After all, none of us want our belongings reduced to ash. Or worse still, to be caught in the fire ourselves.
So, I've gathered some tips you can use to prevent your precious home from being covered up in flames. It's a scary thought, I know, but it's definitely best to be prepared with at least a little knowledge about fire safety and to be aware of some of the typical domestic dangers.
Install smoke alarms
Smoke alarms work by sensing smoke particles in the air and will alert you and / or your family that it's time to take action or get to a safe place. Smoke alarms are really loud, definitely enough for everyone in your home to hear, even if the smoke is detected at night, when everyone's asleep.
Smoke alarms are also often installed along with sprinklers to potentially put out the fire. These systems use grooved pipe fittings to prevent any leakage and ensure optimal pressure for when the sprinklers are activated. Such peace of mind, right?
But it's not enough just to have these things installed, you need to remember to test each alarm in your home on a regular basis. In my home, we test them every three months and that flags whether or not there are any problems or if we need to get new batteries (although a lot of alarms will bleep intermittently to tell you they need their batteries replacing - clever!).
Plan your escape
Many homes don't have an escape route for fire emergencies, which can lead to fatalities. A sobering thought, but at least it might spur us into taking some safety precautions.
To ensure your family is safe, have a think about what your escape route might be to a safe place. Chat about it with everyone, just so they know what's expected of them in an emergency and can feel more prepared. Maybe even decide on a couple of safe spaces to meet should disaster strike.
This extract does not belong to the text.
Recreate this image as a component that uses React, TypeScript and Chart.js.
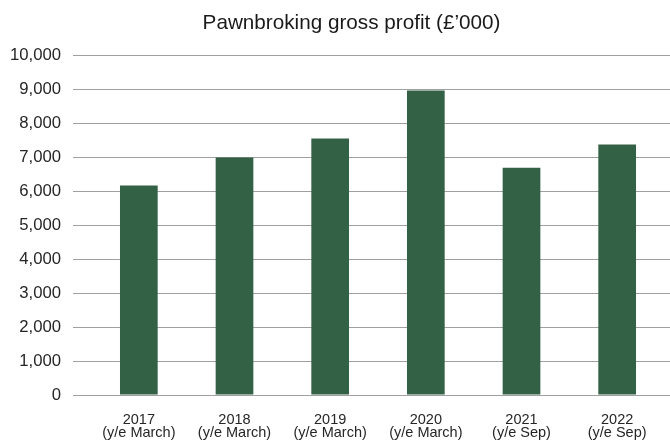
import React, { useEffect, useRef } from "react";
import { Chart, registerables } from "chart.js";

Chart.register(...registerables);

const years = ["2017", "2018", "2019", "2020", "2021", "2022"];
const periods = ["(y/e March)", "(y/e March)", "(y/e March)", "(y/e March)", "(y/e Sep)", "(y/e Sep)"];
const grossProfit = [6170, 7000, 7560, 8970, 6700, 7380];
const chartTitle = "Pawnbroking gross profit (£\u2019000)";
const yMin = 0;
const yMax = 10000;
const yStep = 1000;

const FONT = "'Liberation Sans', Arial, sans-serif";
const GRID = "#a0a0a0";

export default function App() {
  const ref = useRef<HTMLCanvasElement | null>(null);

  useEffect(() => {
    if (!ref.current) return;
    const labels = years.map((y, i) => [y, periods[i]]);
    const chart = new Chart(ref.current, {
      type: "bar",
      data: {
        labels,
        datasets: [
          {
            data: grossProfit,
            backgroundColor: "#336146",
            borderWidth: 0,
            categoryPercentage: 1,
            barPercentage: 0.394,
          },
        ],
      },
      options: {
        animation: false,
        responsive: false,
        layout: { padding: { left: 0, right: -33, top: 0, bottom: 0 } },
        plugins: {
          legend: { display: false },
          tooltip: { enabled: false },
          title: {
            display: true,
            text: chartTitle,
            color: "#1a1a1a",
            font: { family: FONT, size: 20.7, weight: "normal", lineHeight: 1.2 },
            padding: { top: 10.5, bottom: 20.3 },
          },
        },
        scales: {
          x: {
            grid: { display: false },
            border: { display: false },
            ticks: {
              color: "#262626",
              font: { family: FONT, size: 14.5, lineHeight: "12.8px" },
              padding: 10.5,
              maxRotation: 0,
              autoSkip: false,
            },
            afterFit: (s: any) => {
              s.height = 48;
            },
          },
          y: {
            min: yMin,
            max: yMax,
            border: { display: false },
            grid: { color: GRID, lineWidth: 1, tickLength: 18, drawTicks: true, tickColor: GRID },
            ticks: {
              stepSize: yStep,
              color: "#262626",
              padding: 12,
              font: { family: FONT, size: 16.7 },
              callback: (v: any) => Number(v).toLocaleString("en-US"),
            },
            afterFit: (s: any) => {
              s.width = 91;
            },
          },
          y2: {
            position: "right",
            min: yMin,
            max: yMax,
            border: { display: false },
            grid: { color: GRID, lineWidth: 1, tickLength: 5, drawTicks: true, drawOnChartArea: false, tickColor: GRID },
            ticks: { stepSize: yStep, display: false },
            afterFit: (s: any) => {
              s.width = 38;
            },
          },
        },
      },
    });
    return () => chart.destroy();
  }, []);

  return (
    <div style={{ position: "absolute", left: 0, top: 0, width: 670, height: 443, background: "#fff" }}>
      <canvas ref={ref} width={670} height={443} style={{ display: "block" }} />
    </div>
  );
}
The most important thing is to get away from the fire and to call 999.
Did you know that 60% of house fires start in the kitchen? Judging by the way my husband navigates the kitchen at time, this does not surprise me!
If you think about it, there are many items in your kitchen that can cause fires, from the stove to the oven to the microwave. Leaving your kitchen unattended while cooking is a fire safety no-no. Always turn off the heat when you leave the kitchen and remember that golden rule: avoid placing metal dishware in your microwave! If I had a pound for every time my teenager rolls his eyes at this warning, I'd be a rich woman. But I'd rather he be a little frustrated at his bothersome mum than the alternative, which is pretty much unthinkable.
Use outlets and electric appliances safely
We can't deny that electrical appliances make our lives better and easier. However, they're also a definite risk when it comes to fire safety.
When electrical appliances overheat, they can spark and make flammable materials, such as curtains, blankets or cushions, catch fire. For fire safety, unplug your appliances when not in use and definitely keep those soft furnishings away from your outlets.
Another fire safety precaution is to prevent overstuffing your outlets. Avoid octopus wiring, where you plug multiple extension cords into one power outlet. Going back to my teen - this is a classic trick of his and I've had to sit him down and warn him about the very real risks. Doing so will cause your outlets to overheat which often leads to fires, so try to keep devices and plugs to a minimum where possible.
Keep matches and lighters away from kids
Metaphorically and physically, we all know not to play with fire.
At least, as adults we know this. But for kids, fire has to be one of the most intriguing things, yet still incredibly dangerous! We want them to know the dangers before they suss them out for themselves and get hurt. It helps to have a calm chat with your kids from a young age about this. My mam tells me that my first word was 'hot'! And that's because I kept going near our open fire (which was protected by a fire guard, thank goodness) and because I was so young just a one-word warning was enough to get me to back off.
It makes total sense to keep flammable materials away from children at all times. If they need to use them, make sure there's an adult around to keep them and your house safe.
Prevent fires for a safe community
Fires are a danger to you as well as your property. If we want to ensure fire safety, it's important that we start awareness at home. Exercise fire precautions at home that even children can do, and watch them tell their friends for a fire-safe community.